4.2 Leis de Sólon (Atenas) – 594-593 a.C.
- Igualdade Civil: Sólon estabeleceu reformas que consagravam a igualdade civil, suprimindo a servidão por dívidas e limitando o poder paternal.
- Reconhecimento de Testamento e Adoção: Essas leis estabeleceram o testamento e reconheceram a adoção, normatizando questões familiares e de herança.
- Direito de Recurso: Introduziu o conceito de que a lei estava acima dos homens, garantindo o direito de recorrer aos tribunais contra decisões de magistrados. Isso era fundamental para a responsabilização e a justiça.
4.3 Código de Gortina – V a.C.
- Questões de Direito de Família: Este código abrangia regras relacionadas ao direito de família, incluindo propriedade e casamento.
- Punição Monetária para Estupro e Adultério: Incluía multas variáveis conforme a classe social do ofendido ou o local do adultério.
- Regras Sobre Divórcio: Estabelecia limitações à propriedade da esposa após o divórcio, delineando os direitos patrimoniais dentro do casamento.
- Gestão de Propriedade Familiar: Delimitava a propriedade da esposa, mas mantinha o marido como gerente da propriedade familiar.
Conclusão
As leis de Drácon, Sólon e o Código de Gortina foram fundamentais na evolução do sistema legal grego, refletindo mudanças significativas na percepção da justiça e na administração da lei. Eles marcaram a transição de um sistema regido por vingança e tradição para um regido por princípios racionais e equidade. Essas leis não apenas moldaram o sistema legal grego, mas também estabeleceram um precedente para a estrutura legal de muitas sociedades ocidentais subsequentes, tornando-se um legado duradouro da civilização grega.
5. Legado Jurídico da Grécia Antiga
O sistema legal da Grécia Antiga não foi apenas um marco na história do pensamento jurídico, mas também um exemplo duradouro de governança e ordem. Algumas considerações finais destacam o impacto contínuo desse legado:
- Complexidade e Nuance: As leis da Grécia Antiga refletem uma sofisticação notável, considerando diferentes aspectos da vida humana, desde a propriedade até o casamento. As inovações em igualdade, direitos civis e justiça criminal demonstram uma compreensão avançada dos princípios legais.

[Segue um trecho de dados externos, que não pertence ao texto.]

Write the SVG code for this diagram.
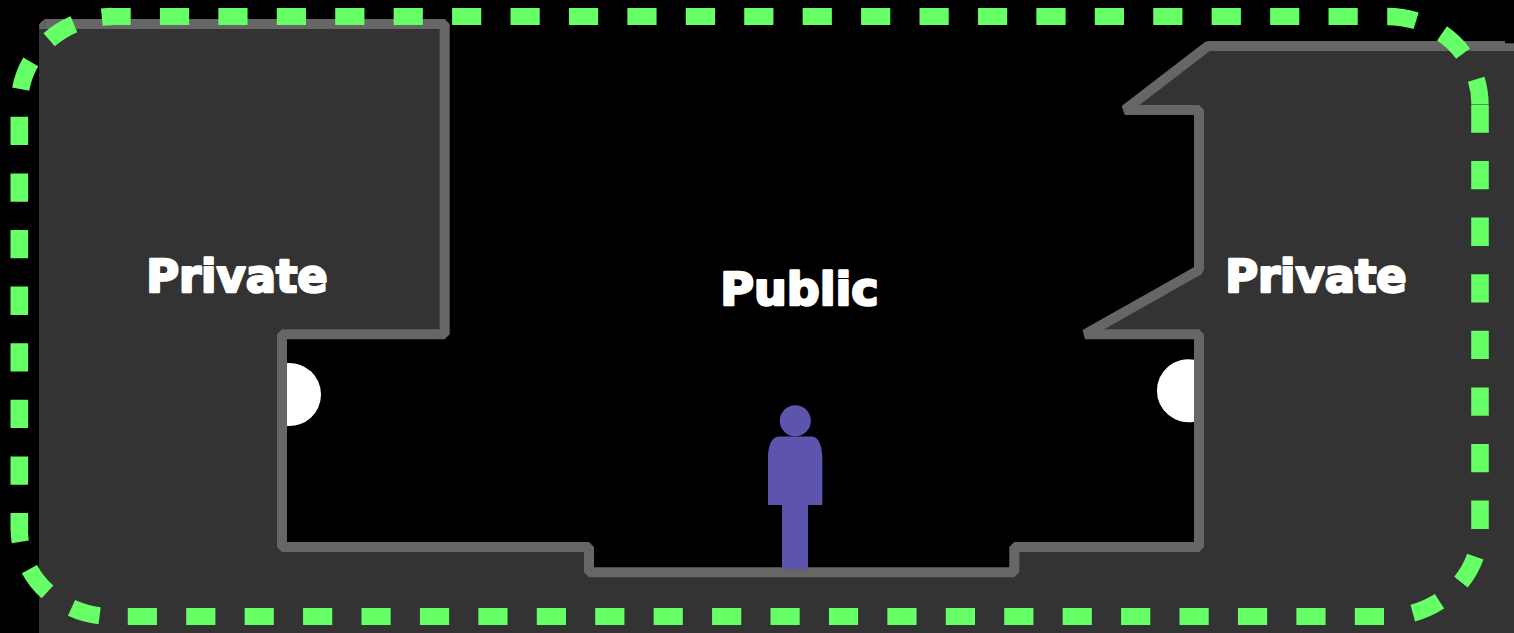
<svg xmlns="http://www.w3.org/2000/svg" width="1514" height="633" viewBox="0 0 1514 633">
<style>
.wall{fill:none;stroke:#666;stroke-width:10;stroke-linejoin:bevel}
.g{fill:none;stroke:#66ff66}
.h{stroke-width:17;stroke-dasharray:29.2 29.23}
.v{stroke-width:17.6;stroke-dasharray:28.3 28.3}
.a{stroke-width:17.3;stroke-dasharray:29.2 28.8}
.t{font-family:"DejaVu Sans",sans-serif;font-weight:700;font-size:45.5px;fill:#fff;stroke:#fff;stroke-width:2.4;stroke-linejoin:round;text-rendering:geometricPrecision}
.p{fill:#5d55ad}
</style>
<rect width="1514" height="633" fill="#000"/>
<g id="private-area">
<path fill="#333" d="M39,24H444.7V334.3H282V547H589V572.3H1014.3V547H1199V334.3H1085L1199,270V110H1124.7L1208,46H1505L1514,47V633H39Z"/>
</g>
<g id="door-left"><path fill="#fff" d="M287,363.1A31.5,31.5 0 1 1 287,425.9Z"/></g>
<g id="door-right"><path fill="#fff" d="M1194,359.7A31.5,31.5 0 1 0 1194,421.7Z"/></g>
<g id="walls">
<path class="wall" d="M44.5,24H444.7V334.3H282V547H589V572.3H1014.3V547H1199V334.3H1085L1199,270V110H1124.7L1208,46H1505"/>
<polygon fill="#666" points="39.3,24 44.7,19 44.7,29 39.3,29"/>
<rect x="1505" y="43.3" width="9" height="7.7" fill="#666"/>
</g>
<g id="person">
<circle class="p" cx="795.3" cy="420.7" r="15.5"/>
<path class="p" d="M768,505V458C768,445 772,436.5 779,436.5H812C818,436.5 822.3,445 822.3,458V505H808V569H782V505Z"/>
</g>
<g id="boundary">
<path class="g h" stroke-dashoffset="10.5" d="M112,16.5H1387.4"/>
<path class="g a" d="M1387.4,16.5A92.7,87.5 0 0 1 1480,104"/>
<path class="g v" d="M1480,104.4V529.3"/>
<path class="g a" stroke-dashoffset="30" d="M1480,529.3A93,87.2 0 0 1 1387,616.5"/>
<path class="g h" d="M1384,616.5H112"/>
<path class="g a" stroke-dashoffset="45.5" d="M112,616.5A92.7,87 0 0 1 19.3,529.5"/>
<path class="g v" stroke-dashoffset="11.3" d="M19.3,530V104"/>
<path class="g a" stroke-dashoffset="43" d="M19.3,104A92.7,87.5 0 0 1 112,16.5"/>
</g>
<g id="label-private-left"><text class="t" x="146.2" y="291.5" textLength="181.5" lengthAdjust="spacingAndGlyphs">Private</text></g>
<g id="label-public"><text class="t" x="720.2" y="304.5" textLength="158.5" lengthAdjust="spacingAndGlyphs">Public</text></g>
<g id="label-private-right"><text class="t" x="1225.2" y="291.5" textLength="181.5" lengthAdjust="spacingAndGlyphs">Private</text></g>
</svg>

- Fundamentos da Democracia: Em Atenas, as fundações da democracia foram lançadas, e as leis foram usadas para promover a igualdade entre os cidadãos. A ideia de que a lei estava acima dos homens é um conceito central na governança moderna.
- Direito Escrito e Público: A transição para leis escritas e públicas tornou o sistema legal acessível e transparente. Esse é um princípio fundamental nas democracias modernas, onde as leis devem ser conhecidas e compreendidas por todos.
- Influência Duradoura: As leis e princípios desenvolvidos na Grécia Antiga continuam a influenciar o pensamento legal contemporâneo. Conceitos como jusnaturalismo, positivismo, e a relação entre lei e natureza podem ser rastreados até este período.
- Desigualdades e Limitações: É importante também reconhecer as desigualdades presentes na Grécia Antiga, especialmente em relação a estrangeiros, escravos e mulheres. Essas limitações são um lembrete da evolução contínua necessária no pensamento legal.
- Lições para o Presente: A abordagem da Grécia Antiga à lei oferece insights sobre como abordar questões contemporâneas, como a tensão entre natureza e consenso político na formação da lei justa.
Em suma, o sistema legal da Grécia Antiga representa uma etapa fundamental na evolução do pensamento jurídico. Ele lançou as bases para muitos dos princípios e práticas que continuam a governar as sociedades modernas. A sua análise oferece não apenas uma compreensão da história, mas também uma reflexão sobre os valores e princípios que continuam a moldar o mundo jurídico hoje. É um testemunho do poder das ideias e do papel que a lei desempenha na estruturação da sociedade e na promoção da justiça.